Jamaican policemen have been listed in court documents as benefitting from US visas in the bribery case involving a United States State Department security officer, THE STAR understands.
Since news broke last week of a Jamaican musician and his manager's involvement in a bribery case involving David J. Rainsberger, a State Department security officer, tongues have been wagging that a can of worms have apparently been opened as a result of his guilty plea.
According to court documents, "At various times in 2011, and while posted at the embassy, the defendant also influenced decisions to grant or deny US visas to other Jamaican musicians and local Jamaican law enforcement officers based on the recommendations of JJG, which at times included information about undisclosed criminal activity provided by JJG."
The documents add that not only was the Jamaican musicians granted US visas, but the accused may have assisted, or helped to deny visa requests for other musicians.
Court documents add that in influencing these visas decisions, the defendant again failed to disclose to embassy officials the extent of his close and personal relationship with DB and JJG.
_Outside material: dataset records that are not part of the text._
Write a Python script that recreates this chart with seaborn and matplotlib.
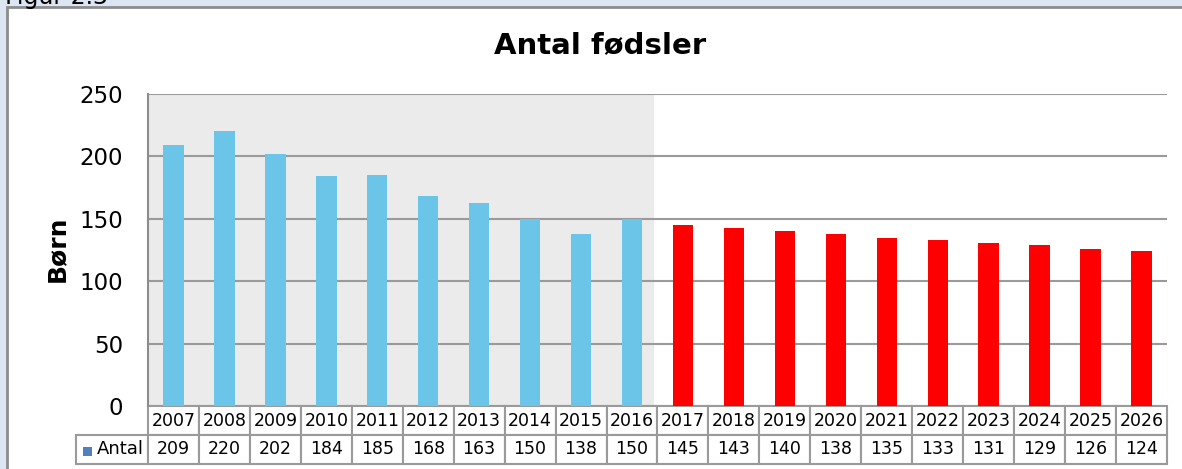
import matplotlib
matplotlib.use('Agg')
import matplotlib.pyplot as plt
import seaborn as sns
import pandas as pd
from matplotlib.patches import Rectangle

# Data: faktiske fødsler 2007-2016 og prognose 2017-2026
aar = [str(a) for a in range(2007, 2027)]
antal = [209, 220, 202, 184, 185, 168, 163, 150, 138, 150,
         145, 143, 140, 138, 135, 133, 131, 129, 126, 124]
periode = ['Faktisk'] * 10 + ['Prognose'] * 10
yticks = [0, 50, 100, 150, 200, 250]

df = pd.DataFrame({'aar': aar, 'antal': antal, 'periode': periode})

sns.set_style('white')
plt.rcParams['font.family'] = ['DejaVu Sans']
plt.rcParams['text.color'] = 'black'
plt.rcParams['ytick.color'] = 'black'
plt.rcParams['axes.labelcolor'] = 'black'

W, H = 1182, 469
fig = plt.figure(figsize=(W / 100, H / 100), dpi=100)
fig.patch.set_facecolor('#dce6f2')

# hvid ramme omkring diagrammet (bag akserne)
fig.patches.append(Rectangle((7 / W, -0.1), 1.1, 1.1 - 7 / H,
                             transform=fig.transFigure, facecolor='white',
                             edgecolor='#8c8c8c', lw=2, zorder=-1))

# figurnummeret er skåret af i toppen, som i originalen
fig.text(108 / W, 1 - 4 / H, 'Figur 2.3', fontsize=17, va='baseline', ha='right')

# plotområde i pixel
x0, x1, y0, y1 = 148, 1167, 94, 406
ax = fig.add_axes([x0 / W, 1 - y1 / H, (x1 - x0) / W, (y1 - y0) / H])
ax.set_facecolor('none')

ax.axvspan(-0.5, 9.42, color='#ebebeb', zorder=0)

sns.barplot(data=df, x='aar', y='antal', hue='periode',
            palette={'Faktisk': '#6bc5e8', 'Prognose': '#ff0000'},
            dodge=False, width=0.4, saturation=1, legend=False,
            linewidth=0, ax=ax, zorder=3)

ax.set_xlim(-0.5, 19.5)
ax.set_ylim(0, 250)
ax.set_yticks(yticks)
ax.set_xticks([])
ax.set_xlabel('')
ax.set_ylabel('')
ax.yaxis.grid(True, color='#9a9a9a', lw=1.5)
ax.set_axisbelow(True)
ax.tick_params(axis='y', length=0, pad=18, labelsize=16.5)

for s in ['top', 'right', 'bottom']:
    ax.spines[s].set_visible(False)
ax.spines['left'].set_color('#8c8c8c')
ax.spines['left'].set_linewidth(1.5)

# datatabel under akserne
bredde = x1 - x0
hoejde = y1 - y0
celle_tekst = [[''] + aar, [''] + [str(v) for v in antal]]
kol_bredder = [72] + [bredde / 20] * 20
tab = ax.table(cellText=celle_tekst, colWidths=kol_bredder, cellLoc='center',
               bbox=[-72 / bredde, -58 / hoejde, (bredde + 72) / bredde, 58 / hoejde])
tab.auto_set_font_size(False)
tab.set_fontsize(12.5)
for (r, c), celle in tab.get_celld().items():
    celle.set_edgecolor('#9a9a9a')
    celle.set_linewidth(1.5)
tab[0, 0].visible_edges = ''

# lille blå firkant som forklaring foran "Antal"
fig.patches.append(Rectangle((83 / W, 1 - 456 / H), 9 / W, 9 / H,
                             transform=fig.transFigure, facecolor='#4f81bd',
                             edgecolor='none', zorder=5))
ax.text((97 - x0) / bredde, (y1 - 449) / hoejde, 'Antal', fontsize=13,
        ha='left', va='center', transform=ax.transAxes)

fig.text(600 / W, 1 - 45 / H, 'Antal fødsler', fontsize=21, fontweight='bold',
         ha='center', va='center')
fig.text(57 / W, 1 - 249 / H, 'Børn', fontsize=18, fontweight='bold',
         rotation=90, ha='center', va='center')

plt.savefig('out.png', dpi=100, facecolor=fig.get_facecolor())
plt.close()
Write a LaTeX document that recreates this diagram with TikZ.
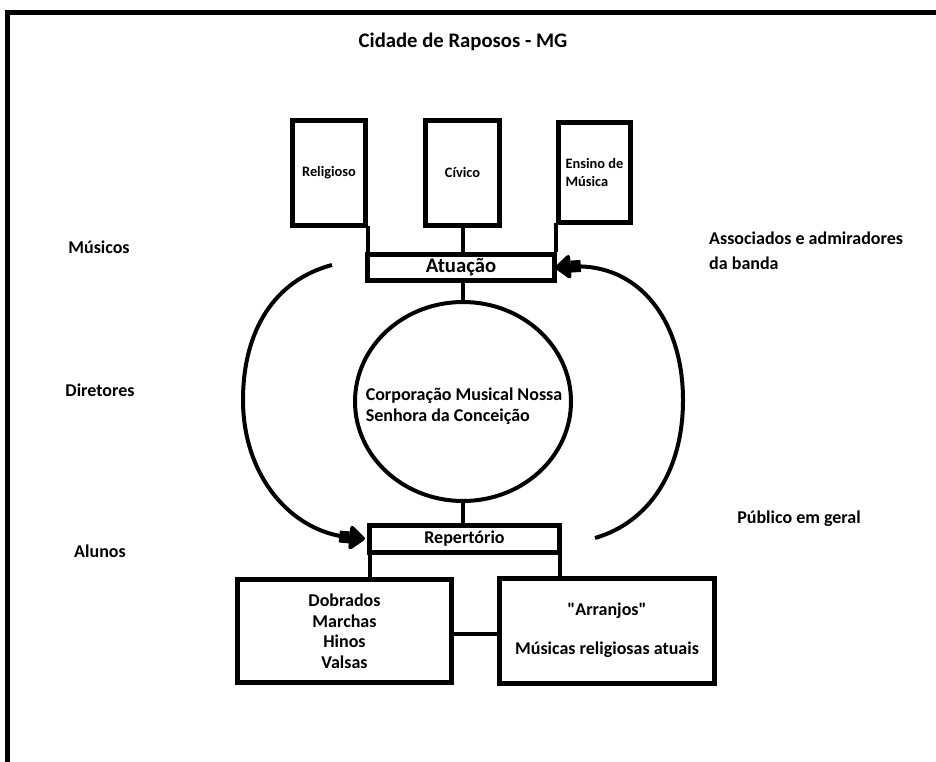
\documentclass[tikz,border=0pt]{standalone}
\usepackage{fontspec}
\setmainfont{Carlito}[Ligatures=TeXOff]
\usetikzlibrary{shapes.geometric,arrows.meta}
\begin{document}
\begin{tikzpicture}[x=1pt,y=-1pt,
  box/.style={draw,line width=5pt,rectangle,inner sep=0pt,font=\bfseries\fontsize{18}{21}\selectfont},
  smallbox/.style={box,font=\bfseries\fontsize{14.4}{18}\selectfont,align=left},
  lbl/.style={font=\bfseries\fontsize{18}{25}\selectfont,inner sep=0pt},
  conn/.style={line width=4pt},
  flow/.style={line width=4pt,-{Rectangle[length=10pt,width=12pt]Triangle[width=27pt,length=17pt,round]}}]
\useasboundingbox (0,0) rectangle (936,762);
% frame
\draw[line width=5pt] (7,762) -- (7,12.5) -- (940,12.5);
% title
\node[lbl,font=\bfseries\fontsize{20.7}{25}\selectfont] (title) at (463,42) {Cidade de Raposos - MG};
% top boxes
\node[smallbox,minimum width=73pt,minimum height=105pt] (rel) at (329,173) {Religioso};
\node[smallbox,minimum width=74pt,minimum height=105pt] (civ) at (462.5,173) {Cívico};
\node[smallbox,minimum width=72pt,minimum height=100pt] (ens) at (594.5,172.5) {Ensino de\\Música};
% Atuacao
\node[box,minimum width=187pt,minimum height=26pt,font=\bfseries\fontsize{20.7}{25}\selectfont] (atu) at (461,267.5) {Atuação};
% circle
\node[draw,line width=4pt,ellipse,inner sep=0pt,minimum width=216pt,minimum height=199pt] (circ) at (463,401.5) {};
\node[font=\bfseries\fontsize{18}{21}\selectfont,align=left,inner sep=0pt] (circtext) at (464,406.5)
      {Corporação Musical Nossa\\Senhora da Conceição};
% Repertorio
\node[box,minimum width=190pt,minimum height=27pt] (rep) at (464.5,539) {Repertório};
% bottom boxes
\node[box,minimum width=214pt,minimum height=103pt,align=center,font=\bfseries\fontsize{18}{20.5}\selectfont] (lb) at (344.5,631) {Dobrados\\Marchas\\Hinos\\Valsas};
\node[box,minimum width=215pt,minimum height=105pt,align=center,font=\bfseries\fontsize{18}{19.5}\selectfont] (rb) at (607,630.5) {"Arranjos"\\[0pt]\\Músicas religiosas atuais};
% side labels
\node[lbl] (mus) at (99,247) {Músicos};
\node[lbl] (dir) at (100,390) {Diretores};
\node[lbl] (alu) at (100,551) {Alunos};
\node[lbl,anchor=west,align=left] (ass) at (709,250.5) {Associados e admiradores\\da banda};
\node[lbl] (pub) at (799,519) {Público em geral};
% connectors
\draw[conn] (rel.south east) ++(0,-2) -- (rel.south east |- atu.north);
\draw[conn] (civ.south) -- (civ.south |- atu.north);
\draw[conn] (ens.south west) ++(0,-2) -- (ens.south west |- atu.north);
\draw[conn] (atu.south) ++(2,0) -- ([xshift=2pt]atu.south |- circ.north);
\draw[conn] (circ.south) -- (circ.south |- rep.north);
\draw[conn] ([xshift=2.5pt]rep.south west) -- ([xshift=2.5pt]rep.south west |- lb.north);
\draw[conn] ([xshift=-2.5pt]rep.south east) -- ([xshift=-2.5pt]rep.south east |- rb.north);
\draw[conn] ([yshift=-3pt]lb.east) -- ([yshift=-3pt]lb.east -| rb.west);
% flows
\coordinate (ls) at (332,265);
\coordinate (rs) at (595,538);
\draw[flow,shorten >=2pt] (ls) .. controls (275,280) and (243,330) .. (243,400)
      .. controls (243,475) and (290,532) .. (rep.west);
\draw[flow,shorten >=-2pt] (rs) .. controls (650,522) and (683,470) .. (683,400)
      .. controls (683,322) and (640,262) .. (atu.east);
\end{tikzpicture}
\end{document}
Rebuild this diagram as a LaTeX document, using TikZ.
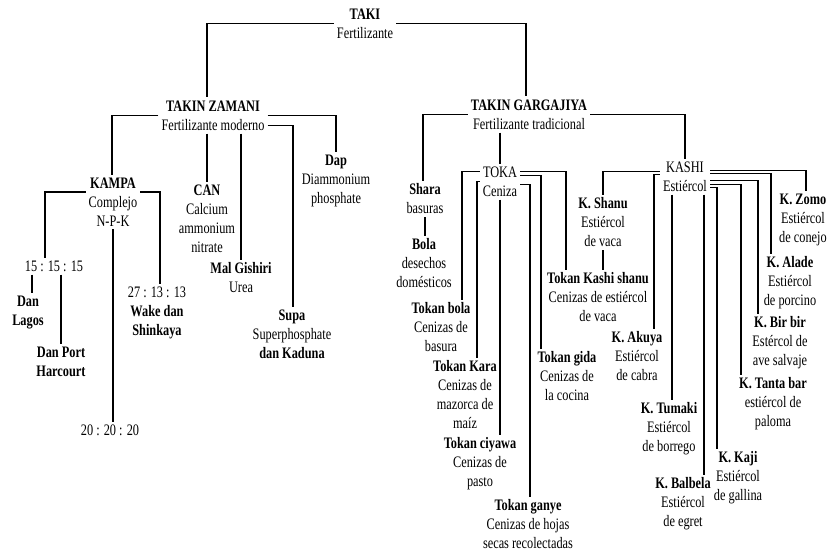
\documentclass[tikz,border=0pt]{standalone}
\usepackage{fontspec}
\setmainfont{Liberation Serif}[FakeStretch=0.77]
\usetikzlibrary{calc}

\begin{document}
\begin{tikzpicture}[
    x=1pt, y=-1pt,
    term/.style={anchor=north, align=center, inner sep=3pt,
                 font=\fontsize{16}{19}\selectfont},
    link/.style={draw=black, line width=1.7pt},
]
\useasboundingbox (0,0) rectangle (828,551);

% root and the two main branches
\node[term] (taki)   at (365,5.5)  {\textbf{TAKI}\\Fertilizante};
\node[term] (zamani) at (213,97.5) {\textbf{TAKIN ZAMANI}\\Fertilizante moderno};
\node[term] (garg)   at (529,96.5) {\textbf{TAKIN GARGAJIYA}\\Fertilizante tradicional};

% modern fertilizers
\node[term] (kampa) at (113,174.5) {\textbf{KAMPA}\\Complejo\\N-P-K};
\node[term] (can)   at (207,181.5) {\textbf{CAN}\\Calcium\\ammonium\\nitrate};
\node[term] (mal)   at (241,259.5) {\textbf{Mal Gishiri}\\Urea};
\node[term] (dap)   at (336,151.5) {\textbf{Dap}\\Diammonium\\phosphate};
\node[term] (supa)  at (292,306.5) {\textbf{Supa}\\Superphosphate\\\textbf{dan Kaduna}};
\node[term] (r15)   at (54,257.5)  {15 : 15 : 15};
\node[term] (r27)   at (157,283.5) {27 : 13 : 13\\\textbf{Wake dan}\\\textbf{Shinkaya}};
\node[term] (r20)   at (110,421.5) {20 : 20 : 20};
\node[term] (lagos) at (28,292.5)  {\textbf{Dan}\\\textbf{Lagos}};
\node[term] (port)  at (61,343.5)  {\textbf{Dan Port}\\\textbf{Harcourt}};

% traditional fertilizers
\node[term] (shara) at (425,180.5) {\textbf{Shara}\\basuras};
\node[term] (bola)  at (424,235.5) {\textbf{Bola}\\desechos\\domésticos};
\node[term] (toka)  at (500,163.5) {TOKA\\Ceniza};
\node[term] (kashi) at (685,158.5) {KASHI\\Estiércol};

% ashes
\node[term] (tbola)  at (441,299.5) {\textbf{Tokan bola}\\Cenizas de\\basura};
\node[term] (tkara)  at (465,357.5) {\textbf{Tokan Kara}\\Cenizas de\\mazorca de\\maíz};
\node[term] (tciy)   at (480,434.5) {\textbf{Tokan ciyawa}\\Cenizas de\\pasto};
\node[term] (tganye) at (528,496.5) {\textbf{Tokan ganye}\\Cenizas de hojas\\secas recolectadas};
\node[term] (tgida)  at (567,348.5) {\textbf{Tokan gida}\\Cenizas de\\la cocina};
\node[term] (tks)    at (598,269.5) {\textbf{Tokan Kashi shanu}\\Cenizas de estiércol\\de vaca};

% manures
\node[term] (kshanu)   at (603,194.5) {\textbf{K. Shanu}\\Estiércol\\de vaca};
\node[term] (kakuya)   at (637,328.5) {\textbf{K. Akuya}\\Estiércol\\de cabra};
\node[term] (ktumaki)  at (669,399.5) {\textbf{K. Tumaki}\\Estiércol\\de borrego};
\node[term] (kbalbela) at (683,474.5) {\textbf{K. Balbela}\\Estiércol\\de egret};
\node[term] (kkaji)    at (738,448.5) {\textbf{K. Kaji}\\Estiércol\\de gallina};
\node[term] (ktanta)   at (773,374.5) {\textbf{K. Tanta bar}\\estiércol de\\paloma};
\node[term] (kbirbir)  at (780,313.5) {\textbf{K. Bir bir}\\Estércol de\\ave salvaje};
\node[term] (kalade)   at (790,253.5) {\textbf{K. Alade}\\Estiércol\\de porcino};
\node[term] (kzomo)    at (803,190.5) {\textbf{K. Zomo}\\Estiércol\\de conejo};

% links
\draw[link] (taki.west) -| ([xshift=-6pt]zamani.north);
\draw[link] (taki.east) -| ([xshift=-3pt]garg.north);

\draw[link] (zamani.west) -| ([xshift=-1pt]kampa.north);
\draw[link] (zamani.south -| can.north) -- (can.north);
\draw[link] (zamani.south -| mal.north) -- (mal.north);
\draw[link] ([yshift=-10pt]zamani.east) -| ([xshift=1pt]supa.north);
\draw[link] (zamani.east) -| (dap.north);

\draw[link] ([yshift=10pt]kampa.west) -| ([xshift=-9pt]r15.north);
\draw[link] ([yshift=10pt]kampa.east) -| ([xshift=3pt]r27.north);
\draw[link] (kampa.south) -- (kampa.south |- r20.north);
\draw[link] ($(r15.south -| lagos.north)+(4,0)$) -- ($(lagos.north)+(4,0)$);
\draw[link] (r15.south -| port.north) -- (port.north);

\draw[link] (garg.west) -| ([xshift=-2pt]shara.north);
\draw[link] (garg.south -| toka.north) -- (toka.north);
\draw[link] (garg.east) -| (kashi.north);
\draw[link] (shara.south) -- (shara.south |- bola.north);

\draw[link] ([yshift=10pt]toka.west) -| ([xshift=21pt]tbola.north);
\draw[link] (toka.west) -| ([xshift=12pt]tkara.north);
\draw[link] (toka.south) -- (toka.south |- tciy.north);
\draw[link] ([yshift=-3pt]toka.east) -| ([xshift=2pt]tganye.north);
\draw[link] ([yshift=6pt]toka.east) -| ([xshift=-26pt]tgida.north);
\draw[link] ([yshift=10pt]toka.east) -| ([xshift=-32pt]tks.north);
\draw[link] (kshanu.south) -- (kshanu.south |- tks.north);

\draw[link] ([yshift=5pt]kashi.west) -| (kshanu.north);
\draw[link] ([yshift=2pt]kashi.west) -| ([xshift=17pt]kakuya.north);
\draw[link] ($(kashi.south -| ktumaki.north)+(3,0)$) -- ($(ktumaki.north)+(3,0)$);
\draw[link] ($(kashi.south -| kbalbela.north)+(21,0)$) -- ($(kbalbela.north)+(21,0)$);
\draw[link] ([yshift=-11pt]kashi.east) -| ([xshift=-21pt]kkaji.north);
\draw[link] ([yshift=-8pt]kashi.east) -| ([xshift=-32pt]ktanta.north);
\draw[link] ([yshift=-4pt]kashi.east) -| ([xshift=-22pt]kbirbir.north);
\draw[link] ([yshift=3pt]kashi.east) -| ([xshift=-19pt]kalade.north);
\draw[link] ([yshift=6pt]kashi.east) -| ([xshift=3pt]kzomo.north);
\end{tikzpicture}
\end{document}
Thirty-two-year-old Rainsberger pleaded guilty last Wednesday in Federal Court in Alexandria to receiving unlawful gratuities while stationed at the US Embassy in Kingston, he is to be sentenced on April 19.
Court papers also document that while in New York City, DB appeared as a guest on a radio show and publicly thanked the US government, the defendant, and others for their assistance in helping him to obtain a visa to enter the United States.
THE STAR understands that as a show of gratitude, it is reported that DB purchased the defendant shoes, clothing and two Movado brand watches worth approximately $2,500.
The documents also reveal that on or about August 9, 2011, at the defendant's request, embassy officials expedited a visa for JJG to travel from Jamaica to the United States.
Our news team understands that JJG used his visa to travel to the US to avoid appearing at a court hearing in Jamaica.